Por si todo eso fuera poco, el progresivo fracaso de la apisonadora independentista se ha cobrado a día de hoy muchos cadáveres. Por supuesto, el del político que fue su rostro teóricamente amable. Artur Mas salió del ruedo político, y pese a su vocación de jarrón chino con artículos en prensa y participaciones habituales en los foros que le siguen, con él murieron también Convergència i Unió, primero, y Convergència Democràtica de Catalunya, más tarde. Arrastró en su mesianismo político a un pedazo del socialismo catalán y ha acabado dejando la gobernabilidad, la prudencia y la mesura propia de sociedades desarrolladas en manos de radicales. Unos lo son con respecto al soberanismo, otros sobre el propio sistema.

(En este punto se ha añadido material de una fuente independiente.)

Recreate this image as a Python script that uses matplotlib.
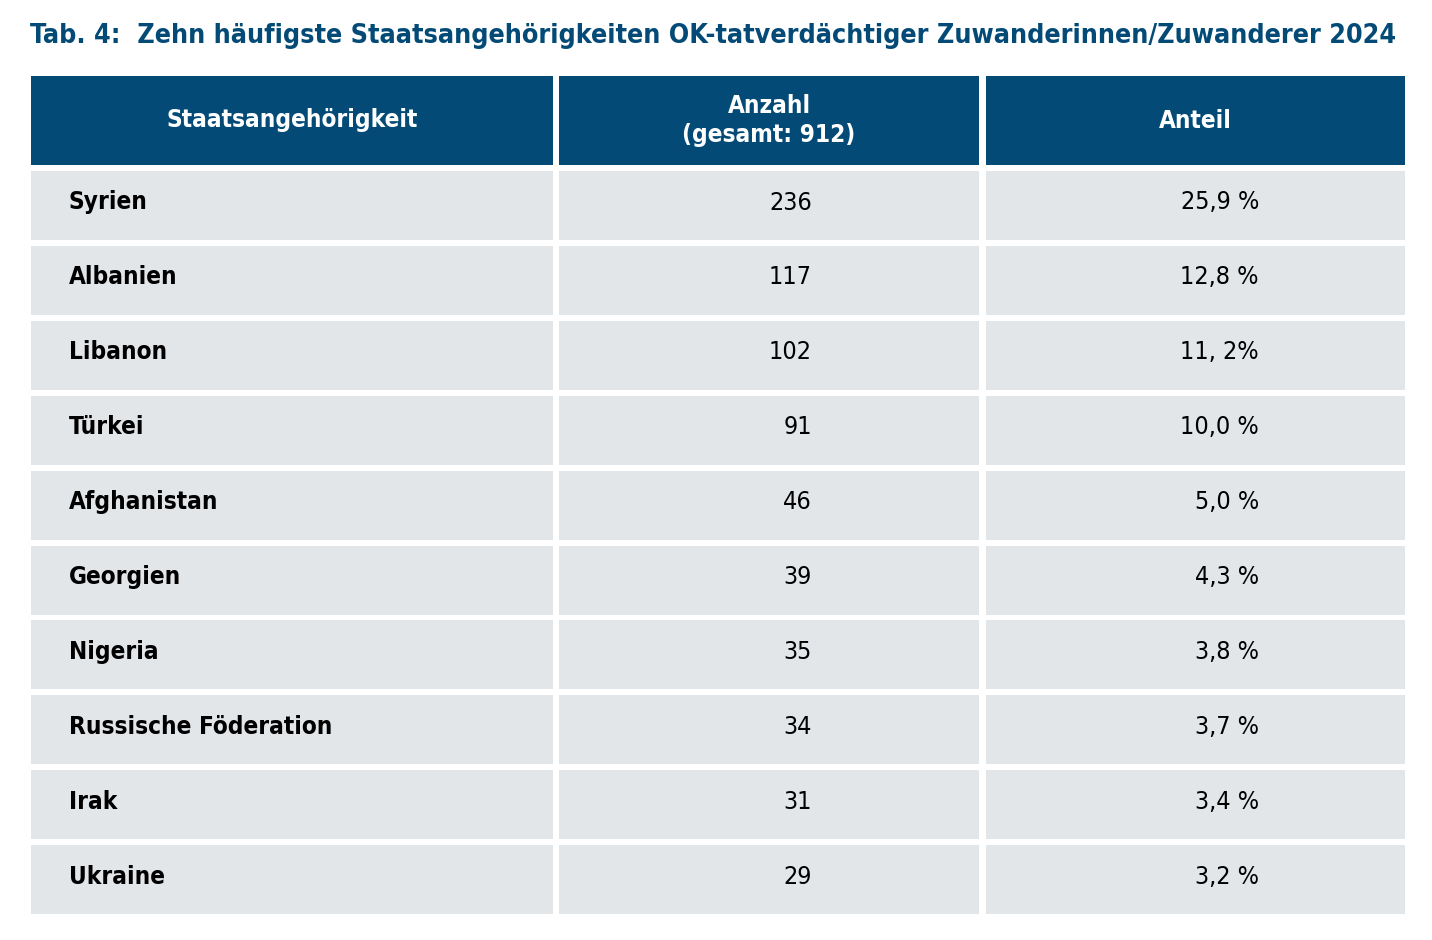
import matplotlib
matplotlib.use("Agg")
import matplotlib.pyplot as plt
from matplotlib.patches import Rectangle

# table content
title = "Tab. 4:  Zehn häufigste Staatsangehörigkeiten OK-tatverdächtiger Zuwanderinnen/Zuwanderer 2024"
headers = ["Staatsangehörigkeit", "Anzahl\n(gesamt: 912)", "Anteil"]
countries = ["Syrien", "Albanien", "Libanon", "Türkei", "Afghanistan",
             "Georgien", "Nigeria", "Russische Föderation", "Irak", "Ukraine"]
counts = [236, 117, 102, 91, 46, 39, 35, 34, 31, 29]
shares = ["25,9 %", "12,8 %", "11, 2%", "10,0 %", "5,0 %",
          "4,3 %", "3,8 %", "3,7 %", "3,4 %", "3,2 %"]

header_color = "#034b76"
cell_color = "#e3e6e9"
txt = dict(family="DejaVu Sans", fontstretch="condensed")

W, H = 1432, 940
fig = plt.figure(figsize=(W / 100, H / 100), dpi=100)
ax = fig.add_axes([0, 0, 1, 1])
ax.set_xlim(0, W)
ax.set_ylim(H, 0)
ax.axis("off")

# column edges (pixels)
cols = [(31, 553), (559, 979), (986, 1405)]
head_top, head_h = 76, 89
row_top, row_h, row_step = 171, 69, 74.9

ax.text(30, 43, title, fontsize=19.3, fontweight="bold", color=header_color,
        va="baseline", ha="left", **txt)

for (x0, x1), h in zip(cols, headers):
    ax.add_patch(Rectangle((x0, head_top), x1 - x0, head_h, color=header_color, lw=0))
    ax.text((x0 + x1) / 2, head_top + head_h / 2, h, color="white", fontsize=17.5,
            fontweight="bold", ha="center", va="center", linespacing=1.3, **txt)

for i, (c, n, s) in enumerate(zip(countries, counts, shares)):
    y = row_top + i * row_step
    for x0, x1 in cols:
        ax.add_patch(Rectangle((x0, y), x1 - x0, row_h, color=cell_color, lw=0))
    yb = y + 38.5
    ax.text(69, yb, c, fontsize=17.5, fontweight="bold",
            ha="left", va="baseline", color="black", **txt)
    ax.text(812, yb, str(n), fontsize=18,
            ha="right", va="baseline", color="black", **txt)
    ax.text(1259, yb, s, fontsize=18,
            ha="right", va="baseline", color="black", **txt)

fig.savefig("out.png", dpi=100, facecolor="white")
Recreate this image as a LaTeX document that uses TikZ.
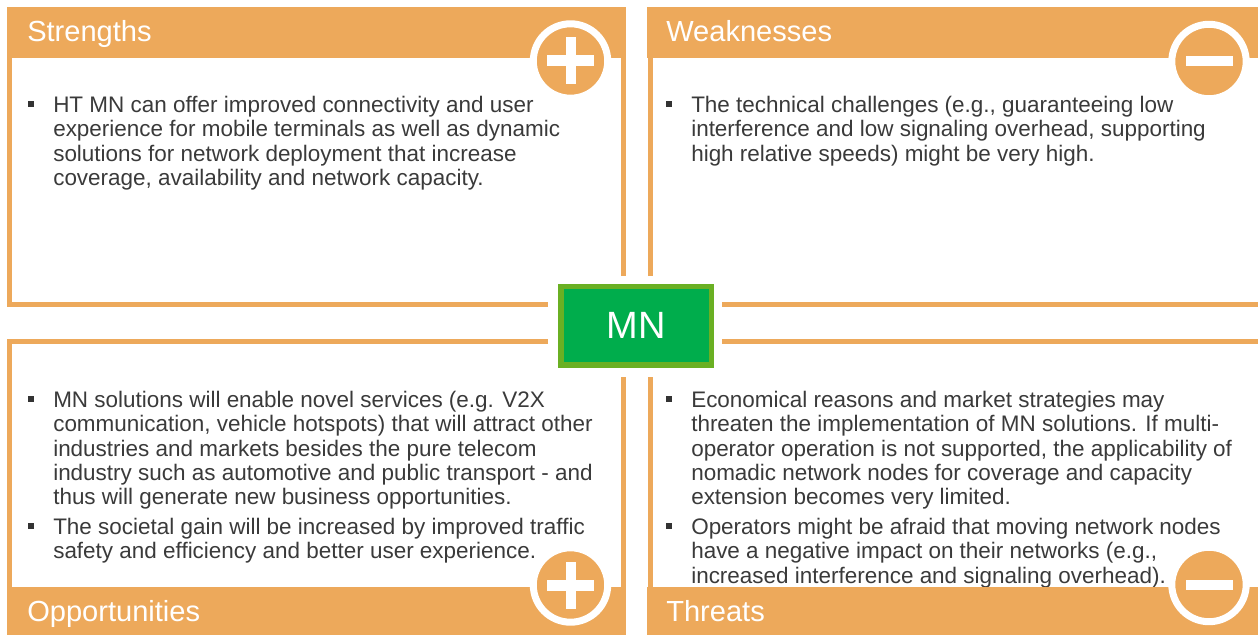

El desmoronamiento del estado del Bienestar en Cataluña empieza a ser percibido como consecuencia del empecinamiento soberanista
Más consecuencias: el nacionalismo catalán sólo puede salir herido del agotador lance. El aprovechamiento pragmático que se realizó antaño dejará de existir sin conseguir a cambio más poder político. Se ha invalidado la herramienta tan ridiculizada del peix al cove. ERC perderá la E y ocupará el espacio de moderación que Pujol, Trias Fargas, Duran Lleida y otros ejercieron largo tiempo. El voto, ya lo dicen algunas encuestas, no está pensando en la clave que interesa a los soberanistas. Al contrario, el paralelo desmoronamiento del Estado del Bienestar catalán en materia educativa, sanitaria y de servicios sociales empieza a ser percibido por los catalanes como una consecuencia también del empecinamiento soberanista, inexcusable ya con los eslóganes del déficit fiscal, el supuesto expolio español u otros repetidos hasta la saciedad. Se sufre mucho más que la falta de un hipotético estado catalán.
Estamos en la zona de fracaso político de quienes quisieron convertir el independentismo en un meteórico e idílico proceso de transformación de Cataluña. Y lo peor es que no hay plan B para hacer frente a este decadente estado de cosas, ni en la oposición del Parlamento catalán ni en el partido que tiene todos los números para regresar al gobierno de España.
Mientras, el hastío crece; la inexistencia de un horizonte político claro consume; la falta de seguridad jurídica retrae inversión; el desgobierno de los buenistas ante las ocupaciones y otras algaradas cívicas es visto como una preocupación por la gente de orden del país, independentistas o no. Se dibuja una Cataluña irreconocible, con un panorama complejo, demasiado difuso. Una Cataluña, perdónenme, que asusta.